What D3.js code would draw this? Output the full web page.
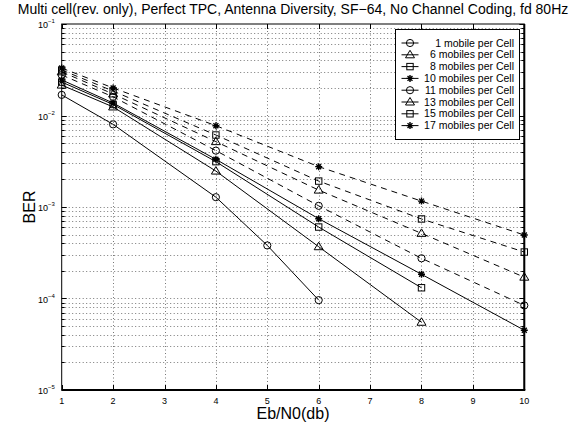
<!DOCTYPE html>
<html>
<head>
<meta charset="utf-8">
<script src="https://cdn.jsdelivr.net/npm/d3@7"></script>
<style>
  body { margin: 0; background: #fff; }
  text { font-family: "Liberation Sans", Arial, sans-serif; fill: #000; }
</style>
</head>
<body>
<div id="chart"></div>
<script>
// chart data
var seriesNames = ["1 mobile per Cell", "6 mobiles per Cell", "8 mobiles per Cell", "10 mobiles per Cell",
                   "11 mobiles per Cell", "13 mobiles per Cell", "15 mobiles per Cell", "17 mobiles per Cell"];
var markers = ["circle", "triangle", "square", "star", "circle", "triangle", "square", "star"];
var dashed = [false, false, false, false, true, true, true, true];

var ebn0_1 = [1, 2, 4, 5, 6];
var ber_1 = [0.0168, 0.0080, 0.00128, 0.00038, 0.000096];
var ebn0_6 = [1, 2, 4, 6, 8];
var ber_6 = [0.0215, 0.0124, 0.00247, 0.000368, 0.000055];
var ebn0_8 = [1, 2, 4, 6, 8];
var ber_8 = [0.0232, 0.0132, 0.00313, 0.000604, 0.000131];
var ebn0_10 = [1, 2, 4, 6, 8, 10];
var ber_10 = [0.0245, 0.0137, 0.00332, 0.000745, 0.000184, 0.000045];
var ber_11 = [0.0277, 0.0160, 0.00413, 0.00103, 0.000275, 0.000084];
var ber_13 = [0.0300, 0.0172, 0.00518, 0.00153, 0.000515, 0.000171];
var ber_15 = [0.0314, 0.0185, 0.00612, 0.00192, 0.00074, 0.000322];
var ber_17 = [0.0330, 0.0200, 0.00774, 0.00276, 0.00116, 0.000494];

var xTicks = [1, 2, 3, 4, 5, 6, 7, 8, 9, 10];
var yExps = [-1, -2, -3, -4, -5];

var allX = [ebn0_1, ebn0_6, ebn0_8, ebn0_10, ebn0_10, ebn0_10, ebn0_10, ebn0_10];
var allY = [ber_1, ber_6, ber_8, ber_10, ber_11, ber_13, ber_15, ber_17];

var data = seriesNames.map(function(name, i) {
  return {
    name: name, marker: markers[i], dashed: dashed[i],
    values: allX[i].map(function(x, j) { return {x: x, y: allY[i][j]}; })
  };
});

var width = 584, height = 425;
// plot box (note: "top" is a reserved window global, so use p-prefixed names)
var pLeft = 61.7, pRight = 524.3, pTop = 24, pBottom = 390;

var svg = d3.select("#chart").append("svg")
  .attr("width", width)
  .attr("height", height);

var xScale = d3.scaleLinear().domain([1, 10]).range([pLeft, pRight]);
var yScale = d3.scaleLog().domain([1e-5, 1e-1]).range([pBottom, pTop]);

/* grid */
var grid = svg.append("g").attr("class", "grid")
  .attr("stroke", "#777").attr("stroke-width", 1).attr("stroke-dasharray", "1,2.5");

xTicks.slice(1, -1).forEach(function(t) {
  grid.append("line")
    .attr("x1", Math.round(xScale(t)) + 0.5).attr("x2", Math.round(xScale(t)) + 0.5)
    .attr("y1", pTop).attr("y2", pBottom);
});

var minorY = [];
for (var e = -5; e < -1; e++) {
  for (var k = 1; k < 10; k++) minorY.push(k * Math.pow(10, e));
}
minorY.filter(function(v) { return v > 1.01e-5; }).forEach(function(v) {
  grid.append("line")
    .attr("x1", pLeft).attr("x2", pRight)
    .attr("y1", Math.round(yScale(v)) + 0.5).attr("y2", Math.round(yScale(v)) + 0.5);
});

/* ticks (inward, all four sides) */
var ticks = svg.append("g").attr("stroke", "#000").attr("stroke-width", 1);
xTicks.forEach(function(t) {
  var x = Math.round(xScale(t)) + 0.5;
  ticks.append("line").attr("x1", x).attr("x2", x).attr("y1", pBottom).attr("y2", pBottom - 5);
  ticks.append("line").attr("x1", x).attr("x2", x).attr("y1", pTop).attr("y2", pTop + 5);
});
minorY.concat([1e-1]).forEach(function(v) {
  var y = Math.round(yScale(v)) + 0.5;
  var major = Math.abs(Math.log10(v) - Math.round(Math.log10(v))) < 1e-6;
  var len = major ? 5 : 3;
  ticks.append("line").attr("x1", pLeft).attr("x2", pLeft + len).attr("y1", y).attr("y2", y);
  ticks.append("line").attr("x1", pRight).attr("x2", pRight - len).attr("y1", y).attr("y2", y);
});

/* box */
svg.append("rect")
  .attr("x", pLeft).attr("y", pTop)
  .attr("width", pRight - pLeft).attr("height", pBottom - pTop)
  .attr("fill", "none").attr("stroke", "#000").attr("stroke-width", 1);
svg.append("line").attr("x1", pLeft).attr("x2", pRight + 1).attr("y1", pBottom).attr("y2", pBottom)
  .attr("stroke", "#000").attr("stroke-width", 2);
svg.append("line").attr("x1", pRight).attr("x2", pRight).attr("y1", pTop).attr("y2", pBottom)
  .attr("stroke", "#000").attr("stroke-width", 2);

/* tick labels */
xTicks.forEach(function(t) {
  svg.append("text")
    .attr("x", xScale(t)).attr("y", 404)
    .attr("text-anchor", "middle")
    .style("font-size", "9px")
    .text(t);
});
yExps.forEach(function(e) {
  var y = yScale(Math.pow(10, e));
  svg.append("text")
    .attr("x", 48).attr("y", y + 4)
    .attr("text-anchor", "end")
    .style("font-size", "9px")
    .text("10");
  svg.append("text")
    .attr("x", 48).attr("y", y - 1)
    .style("font-size", "6px")
    .text("\u2212" + (-e));
});

/* title and axis labels */
svg.append("text")
  .attr("x", (pLeft + pRight) / 2).attr("y", 14)
  .attr("text-anchor", "middle")
  .style("font-size", "14px")
  .text("Multi cell(rev. only), Perfect TPC, Antenna Diversity, SF\u221264, No Channel Coding, fd 80Hz");

svg.append("text")
  .attr("x", (pLeft + pRight) / 2).attr("y", 419)
  .attr("text-anchor", "middle")
  .style("font-size", "16px")
  .text("Eb/N0(db)");

svg.append("text")
  .attr("transform", "translate(35," + ((pTop + pBottom) / 2) + ") rotate(-90)")
  .attr("text-anchor", "middle")
  .style("font-size", "16px")
  .text("BER");

/* lines and markers */
var line = d3.line()
  .x(d => xScale(d.x))
  .y(d => yScale(d.y));

function drawMarker(g, type, x, y) {
  if (type === "circle") {
    g.append("circle").attr("cx", x).attr("cy", y).attr("r", 3.6)
      .attr("fill", "none").attr("stroke", "#000").attr("stroke-width", 1);
  } else if (type === "triangle") {
    g.append("path")
      .attr("d", "M" + x + "," + (y - 4.5) + "L" + (x + 4.5) + "," + (y + 3) + "L" + (x - 4.5) + "," + (y + 3) + "Z")
      .attr("fill", "none").attr("stroke", "#000").attr("stroke-width", 1);
  } else if (type === "square") {
    g.append("rect").attr("x", x - 3.2).attr("y", y - 3.2).attr("width", 6.4).attr("height", 6.4)
      .attr("fill", "none").attr("stroke", "#000").attr("stroke-width", 1);
  } else {
    var p = "";
    [0, 45, 90, 135].forEach(function(a) {
      var r = a * Math.PI / 180, dx = 3.5 * Math.cos(r), dy = 3.5 * Math.sin(r);
      p += "M" + (x - dx) + "," + (y - dy) + "L" + (x + dx) + "," + (y + dy);
    });
    g.append("path").attr("d", p).attr("stroke", "#000").attr("stroke-width", 1.4);
  }
}

var lines = svg.append("g").attr("class", "lines");
data.forEach(function(s) {
  lines.append("path")
    .attr("d", line(s.values))
    .attr("fill", "none")
    .attr("stroke", "#000")
    .attr("stroke-width", 1)
    .attr("stroke-dasharray", s.dashed ? "6,5" : null);
  s.values.forEach(function(d) {
    drawMarker(lines, s.marker, xScale(d.x), yScale(d.y));
  });
});

/* legend */
var legend = svg.append("g").attr("class", "legend");
legend.append("rect")
  .attr("x", 395.5).attr("y", 29.5)
  .attr("width", 124).attr("height", 110)
  .attr("fill", "#fff").attr("stroke", "#000").attr("stroke-width", 1);
data.forEach(function(s, i) {
  var y = 43 + i * 11.8;
  legend.append("line")
    .attr("x1", 401.5).attr("x2", 418.5).attr("y1", y).attr("y2", y)
    .attr("stroke", "#000").attr("stroke-width", 1);
  drawMarker(legend, s.marker, 410, y);
  legend.append("text")
    .attr("x", 514).attr("y", y + 3.5)
    .attr("text-anchor", "end")
    .style("font-size", "10.5px")
    .text(s.name);
});
</script>
</body>
</html>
____________________
Requirements. Print the data above verbatim from the first line through the line holding "var yExps = [-1, -2, -3, -4, -5];", leaving every picture out.

Answer to the task.
What D3.js code would draw this? Output the full web page.
<!DOCTYPE html>
<html>
<head>
<meta charset="utf-8">
<script src="https://cdn.jsdelivr.net/npm/d3@7"></script>
<style>
  body { margin: 0; background: #fff; }
  text { font-family: "Liberation Sans", Arial, sans-serif; fill: #000; }
</style>
</head>
<body>
<div id="chart"></div>
<script>
// chart data
var seriesNames = ["1 mobile per Cell", "6 mobiles per Cell", "8 mobiles per Cell", "10 mobiles per Cell",
                   "11 mobiles per Cell", "13 mobiles per Cell", "15 mobiles per Cell", "17 mobiles per Cell"];
var markers = ["circle", "triangle", "square", "star", "circle", "triangle", "square", "star"];
var dashed = [false, false, false, false, true, true, true, true];

var ebn0_1 = [1, 2, 4, 5, 6];
var ber_1 = [0.0168, 0.0080, 0.00128, 0.00038, 0.000096];
var ebn0_6 = [1, 2, 4, 6, 8];
var ber_6 = [0.0215, 0.0124, 0.00247, 0.000368, 0.000055];
var ebn0_8 = [1, 2, 4, 6, 8];
var ber_8 = [0.0232, 0.0132, 0.00313, 0.000604, 0.000131];
var ebn0_10 = [1, 2, 4, 6, 8, 10];
var ber_10 = [0.0245, 0.0137, 0.00332, 0.000745, 0.000184, 0.000045];
var ber_11 = [0.0277, 0.0160, 0.00413, 0.00103, 0.000275, 0.000084];
var ber_13 = [0.0300, 0.0172, 0.00518, 0.00153, 0.000515, 0.000171];
var ber_15 = [0.0314, 0.0185, 0.00612, 0.00192, 0.00074, 0.000322];
var ber_17 = [0.0330, 0.0200, 0.00774, 0.00276, 0.00116, 0.000494];

var xTicks = [1, 2, 3, 4, 5, 6, 7, 8, 9, 10];
var yExps = [-1, -2, -3, -4, -5];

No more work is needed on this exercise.